The nursery rhyme begins before the film does — hummed under a title card, familiar to every Taiwanese viewer in the audience and opaque to everyone else. 泥娃娃, 泥娃娃, 一個泥娃娃. Mud doll, mud doll, one mud doll. Eyes that don’t blink. A mouth that doesn’t speak. I’ll be his mommy, I’ll be his daddy, loving him forever. The children who sang this were not warned that the song was a description of a possession waiting for the right person to open the door. Director Shieh Meng-ju was. When he first read the lyrics as an adult, he said, they grew increasingly eerie the longer he looked at them — and what disturbed him most was not the blank eyes or the silent mouth. It was the final line. The promise of love given to something incapable of receiving it. The promise that no one had asked to be made.

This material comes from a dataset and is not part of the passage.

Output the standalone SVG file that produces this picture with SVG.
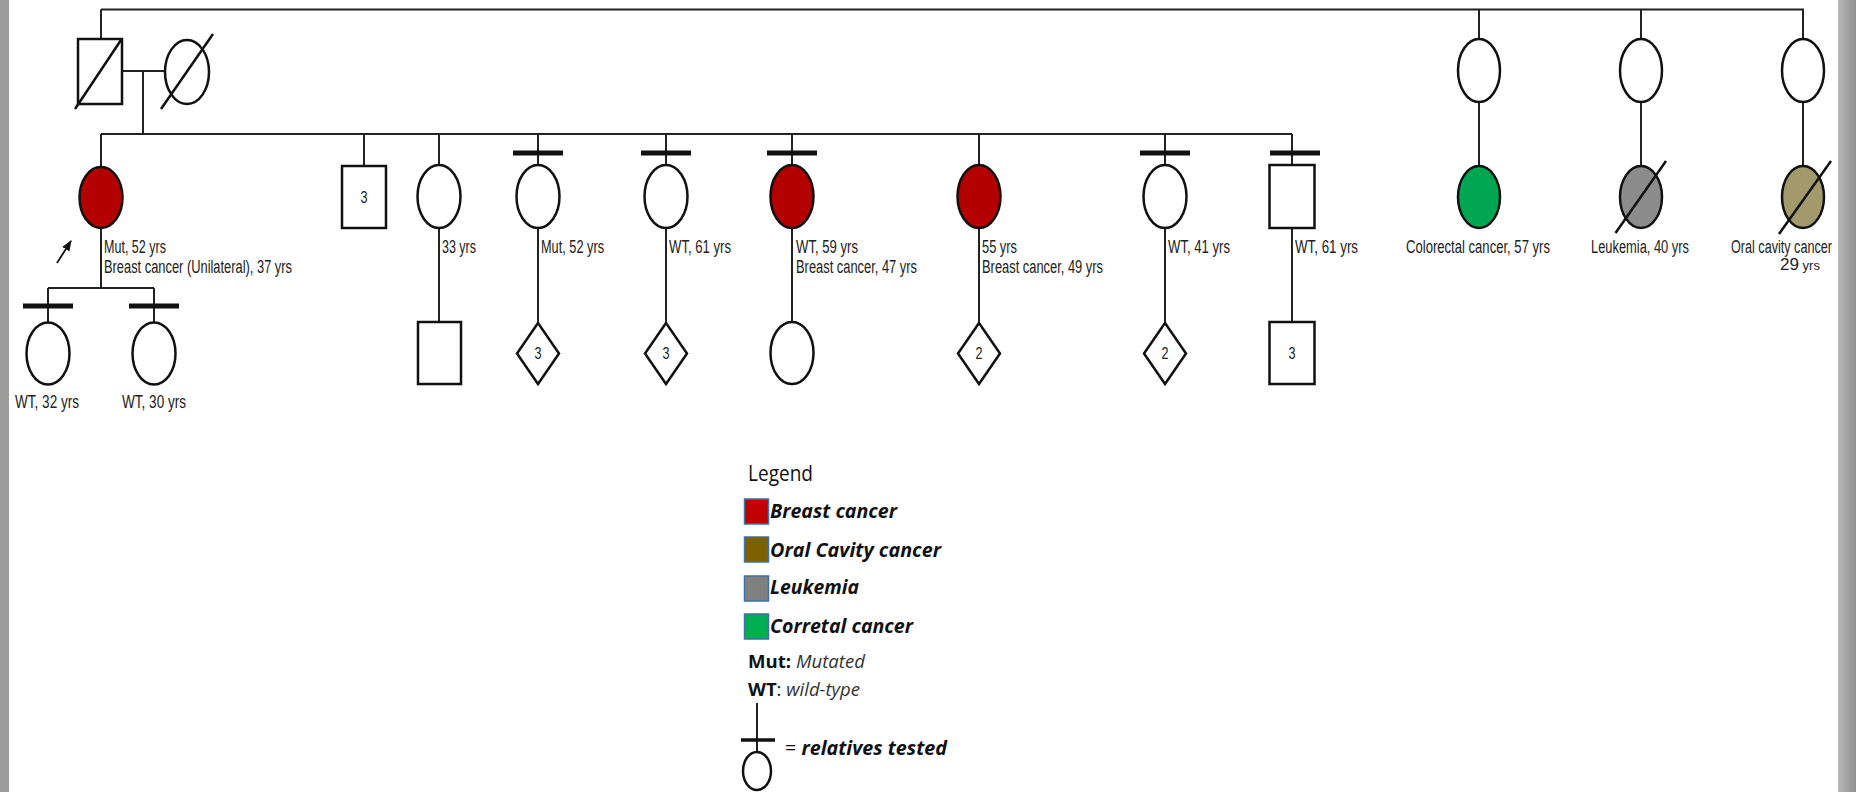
<svg xmlns="http://www.w3.org/2000/svg" width="1856" height="792" viewBox="0 0 1856 792">
<defs>
<style>
.ln{stroke:#222;stroke-width:2;fill:none}
.sym{fill:#fff;stroke:#111;stroke-width:2.5}
.bar{stroke:#111;stroke-width:5}
.sl{stroke:#111;stroke-width:2.5}
.lbl{font-family:"Liberation Sans",Arial,sans-serif;font-size:18px;fill:#222}
.num{font-family:"Liberation Sans",Arial,sans-serif;font-size:16px;fill:#222;text-anchor:middle}
.lg{font-family:"Open Sans","Liberation Sans",sans-serif;fill:#111}
.bi{font-weight:bold;font-style:italic}
.sw{stroke:#41719c;stroke-width:1.5}
</style>
<marker id="ah" viewBox="0 0 10 10" refX="9" refY="5" markerWidth="6" markerHeight="6" orient="auto">
<path d="M0,1 L10,5 L0,9 Z" fill="#111"/>
</marker>
<linearGradient id="rg" x1="0" x2="1" y1="0" y2="0">
<stop offset="0" stop-color="#b8b8b8"/><stop offset="1" stop-color="#8f8f8f"/>
</linearGradient>
</defs>
<rect x="0" y="0" width="1856" height="792" fill="#fff"/>
<rect x="0" y="0" width="9" height="792" fill="#9b9b9b"/>
<rect x="1838" y="0" width="18" height="792" fill="url(#rg)"/>

<g id="connectors">
<line class="ln" x1="101" y1="9.5" x2="1804" y2="9.5"/>
<line class="ln" x1="101" y1="9.5" x2="101" y2="39"/>
<line class="ln" x1="1479" y1="9.5" x2="1479" y2="39"/>
<line class="ln" x1="1641" y1="9.5" x2="1641" y2="39"/>
<line class="ln" x1="1803" y1="9.5" x2="1803" y2="39"/>
<line class="ln" x1="1479" y1="102" x2="1479" y2="166"/>
<line class="ln" x1="1641" y1="102" x2="1641" y2="166"/>
<line class="ln" x1="1803" y1="102" x2="1803" y2="166"/>
<line class="ln" x1="122" y1="71" x2="165" y2="71"/>
<line class="ln" x1="143" y1="71" x2="143" y2="134"/>
<line class="ln" x1="101" y1="134" x2="1292" y2="134"/>
<line class="ln" x1="101" y1="134" x2="101" y2="167"/>
<line class="ln" x1="101" y1="228" x2="101" y2="288"/>
<line class="ln" x1="48" y1="288" x2="154" y2="288"/>
<line class="ln" x1="48" y1="288" x2="48" y2="322"/>
<line class="ln" x1="154" y1="288" x2="154" y2="322"/>
<line class="ln" x1="364" y1="134" x2="364" y2="166"/>
<line class="ln" x1="439" y1="134" x2="439" y2="165"/>
<line class="ln" x1="439" y1="228" x2="439" y2="322"/>
<line class="ln" x1="538" y1="134" x2="538" y2="165"/>
<line class="ln" x1="538" y1="228" x2="538" y2="323"/>
<line class="ln" x1="666" y1="134" x2="666" y2="165"/>
<line class="ln" x1="666" y1="228" x2="666" y2="323"/>
<line class="ln" x1="792" y1="134" x2="792" y2="165"/>
<line class="ln" x1="792" y1="228" x2="792" y2="322"/>
<line class="ln" x1="979" y1="134" x2="979" y2="165"/>
<line class="ln" x1="979" y1="228" x2="979" y2="323"/>
<line class="ln" x1="1165" y1="134" x2="1165" y2="165"/>
<line class="ln" x1="1165" y1="228" x2="1165" y2="323"/>
<line class="ln" x1="1292" y1="134" x2="1292" y2="165"/>
<line class="ln" x1="1292" y1="228" x2="1292" y2="322"/>
<line x1="57" y1="263" x2="71" y2="241" stroke="#111" stroke-width="1.8" marker-end="url(#ah)"/>
</g>

<g id="father">
<rect class="sym" x="78" y="39" width="44" height="65"/>
<line class="sl" x1="75" y1="109" x2="121" y2="40"/>
</g>
<g id="mother">
<ellipse class="sym" cx="187" cy="72" rx="22" ry="32"/>
<line class="sl" x1="161" y1="109" x2="213" y2="34"/>
</g>

<g id="proband">
<ellipse class="sym" cx="101" cy="197.5" rx="21.5" ry="30.5" style="fill:#b30000"/>
<text class="lbl" x="104" y="253" textLength="62" lengthAdjust="spacingAndGlyphs">Mut, 52 yrs</text>
<text class="lbl" x="104" y="272.5" textLength="188" lengthAdjust="spacingAndGlyphs">Breast cancer (Unilateral), 37 yrs</text>
</g>
<g id="child1">
<line class="bar" x1="23" y1="306" x2="73" y2="306"/>
<ellipse class="sym" cx="48" cy="353.5" rx="21.5" ry="31"/>
<text class="lbl" x="15" y="408" textLength="64" lengthAdjust="spacingAndGlyphs">WT, 32 yrs</text>
</g>
<g id="child2">
<line class="bar" x1="129" y1="306" x2="179" y2="306"/>
<ellipse class="sym" cx="154" cy="353.5" rx="21.5" ry="31"/>
<text class="lbl" x="122" y="408" textLength="64" lengthAdjust="spacingAndGlyphs">WT, 30 yrs</text>
</g>

<g id="sib2">
<rect class="sym" x="342" y="166" width="44" height="62"/>
<text class="num" x="364" y="203" textLength="7" lengthAdjust="spacingAndGlyphs">3</text>
</g>
<g id="sib3">
<ellipse class="sym" cx="439" cy="196.5" rx="21.5" ry="31.5"/>
<text class="lbl" x="442" y="253" textLength="34" lengthAdjust="spacingAndGlyphs">33 yrs</text>
</g>
<g id="sib3child">
<rect class="sym" x="418" y="322" width="43" height="62"/>
</g>
<g id="sib4">
<line class="bar" x1="513" y1="153" x2="563" y2="153"/>
<ellipse class="sym" cx="538" cy="196.5" rx="21.5" ry="31.5"/>
<text class="lbl" x="541" y="253" textLength="63" lengthAdjust="spacingAndGlyphs">Mut, 52 yrs</text>
</g>
<g id="sib4child">
<polygon class="sym" points="538,323 559,353.5 538,384 517,353.5"/>
<text class="num" x="538" y="359" textLength="7" lengthAdjust="spacingAndGlyphs">3</text>
</g>
<g id="sib5">
<line class="bar" x1="641" y1="153" x2="691" y2="153"/>
<ellipse class="sym" cx="666" cy="196.5" rx="21.5" ry="31.5"/>
<text class="lbl" x="669" y="253" textLength="62" lengthAdjust="spacingAndGlyphs">WT, 61 yrs</text>
</g>
<g id="sib5child">
<polygon class="sym" points="666,323 687,353.5 666,384 645,353.5"/>
<text class="num" x="666" y="359" textLength="7" lengthAdjust="spacingAndGlyphs">3</text>
</g>
<g id="sib6">
<line class="bar" x1="767" y1="153" x2="817" y2="153"/>
<ellipse class="sym" cx="792" cy="196.5" rx="21.5" ry="31.5" style="fill:#b30000"/>
<text class="lbl" x="796" y="253" textLength="62" lengthAdjust="spacingAndGlyphs">WT, 59 yrs</text>
<text class="lbl" x="796" y="272.5" textLength="121" lengthAdjust="spacingAndGlyphs">Breast cancer, 47 yrs</text>
</g>
<g id="sib6child">
<ellipse class="sym" cx="792" cy="353" rx="21.5" ry="31"/>
</g>
<g id="sib7">
<ellipse class="sym" cx="979" cy="196.5" rx="21.5" ry="31.5" style="fill:#b30000"/>
<text class="lbl" x="982" y="253" textLength="35" lengthAdjust="spacingAndGlyphs">55 yrs</text>
<text class="lbl" x="982" y="272.5" textLength="121" lengthAdjust="spacingAndGlyphs">Breast cancer, 49 yrs</text>
</g>
<g id="sib7child">
<polygon class="sym" points="979,323 1000,353.5 979,384 958,353.5"/>
<text class="num" x="979" y="359" textLength="7" lengthAdjust="spacingAndGlyphs">2</text>
</g>
<g id="sib8">
<line class="bar" x1="1140" y1="153" x2="1190" y2="153"/>
<ellipse class="sym" cx="1165" cy="196.5" rx="21.5" ry="31.5"/>
<text class="lbl" x="1168" y="253" textLength="62" lengthAdjust="spacingAndGlyphs">WT, 41 yrs</text>
</g>
<g id="sib8child">
<polygon class="sym" points="1165,323 1186,353.5 1165,384 1144,353.5"/>
<text class="num" x="1165" y="359" textLength="7" lengthAdjust="spacingAndGlyphs">2</text>
</g>
<g id="sib9">
<line class="bar" x1="1270" y1="153" x2="1320" y2="153"/>
<rect class="sym" x="1269.5" y="165" width="45" height="63"/>
<text class="lbl" x="1295" y="253" textLength="63" lengthAdjust="spacingAndGlyphs">WT, 61 yrs</text>
</g>
<g id="sib9child">
<rect class="sym" x="1269.5" y="322" width="45" height="62"/>
<text class="num" x="1292" y="359" textLength="7" lengthAdjust="spacingAndGlyphs">3</text>
</g>

<g id="aunt1">
<ellipse class="sym" cx="1479" cy="70.5" rx="21" ry="31.5"/>
</g>
<g id="aunt1child">
<ellipse class="sym" cx="1479" cy="197" rx="21" ry="31" style="fill:#00a651"/>
<text class="lbl" x="1406" y="253" textLength="144" lengthAdjust="spacingAndGlyphs">Colorectal cancer, 57 yrs</text>
</g>
<g id="aunt2">
<ellipse class="sym" cx="1641" cy="70.5" rx="21" ry="31.5"/>
</g>
<g id="aunt2child">
<ellipse class="sym" cx="1641" cy="197" rx="21" ry="31" style="fill:#8c8c8c"/>
<line class="sl" x1="1615.5" y1="233" x2="1666" y2="161"/>
<text class="lbl" x="1591" y="253" textLength="98" lengthAdjust="spacingAndGlyphs">Leukemia, 40 yrs</text>
</g>
<g id="aunt3">
<ellipse class="sym" cx="1803" cy="70.5" rx="21" ry="31.5"/>
</g>
<g id="aunt3child">
<ellipse class="sym" cx="1803" cy="197" rx="21" ry="31" style="fill:#a39a6b"/>
<line class="sl" x1="1779" y1="234" x2="1831" y2="161"/>
<text class="lbl" x="1731" y="253" textLength="101" lengthAdjust="spacingAndGlyphs">Oral cavity cancer</text>
<text class="lbl" x="1780" y="270" textLength="40" lengthAdjust="spacingAndGlyphs"><tspan font-size="17">29</tspan><tspan font-size="13"> yrs</tspan></text>
</g>

<g id="legend">
<text class="lg" x="748" y="481" font-size="21" textLength="65" lengthAdjust="spacingAndGlyphs">Legend</text>
<rect class="sw" x="744.5" y="499" width="24" height="25" fill="#c00000"/>
<text class="lg bi" x="770" y="518" font-size="20" textLength="127" lengthAdjust="spacingAndGlyphs">Breast cancer</text>
<rect class="sw" x="744.5" y="537" width="24" height="25" fill="#7f6000"/>
<text class="lg bi" x="770" y="557" font-size="20" textLength="171" lengthAdjust="spacingAndGlyphs">Oral  Cavity cancer</text>
<rect class="sw" x="744.5" y="576" width="24" height="25" fill="#808080"/>
<text class="lg bi" x="770" y="594" font-size="20" textLength="89" lengthAdjust="spacingAndGlyphs">Leukemia</text>
<rect class="sw" x="744.5" y="614" width="24" height="25" fill="#00b050"/>
<text class="lg bi" x="770" y="633" font-size="20" textLength="143" lengthAdjust="spacingAndGlyphs">Corretal cancer</text>
<text class="lg" x="748" y="668" font-size="18" textLength="117" lengthAdjust="spacingAndGlyphs"><tspan font-weight="bold">Mut:</tspan><tspan font-style="italic" fill="#333"> Mutated</tspan></text>
<text class="lg" x="748" y="696" font-size="18" textLength="112" lengthAdjust="spacingAndGlyphs"><tspan font-weight="bold">WT</tspan><tspan>:</tspan><tspan font-style="italic" fill="#333"> wild-type</tspan></text>
<line class="ln" x1="757" y1="703" x2="757" y2="752"/>
<line x1="741" y1="740" x2="775" y2="740" stroke="#111" stroke-width="3.5"/>
<ellipse cx="757" cy="771" rx="14" ry="19" fill="#fff" stroke="#111" stroke-width="2.5"/>
<text class="lg" x="785" y="755" font-size="20" textLength="162" lengthAdjust="spacingAndGlyphs"><tspan>= </tspan><tspan class="bi">relatives tested</tspan></text>
</g>
</svg>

泥娃娃 (Ní Wá Wa / Mudborn) is a Taiwanese folk horror film that uses the cursed-object tradition to examine something more specific than supernatural menace: the architecture of care, and what becomes of a woman whose professional identity, emotional formation, and social role have all been organized around the act of restoration. Mu-hua is an artifact conservator. Her skill is recognizing damaged objects and returning them to integrity. The broken clay doll that her husband Hsu-chuan brings home from a derelict house his VR company has scanned for a horror game is not merely a cursed object in the genre sense. It is the most accurate test of who Mu-hua has been trained to be. And she passes it perfectly.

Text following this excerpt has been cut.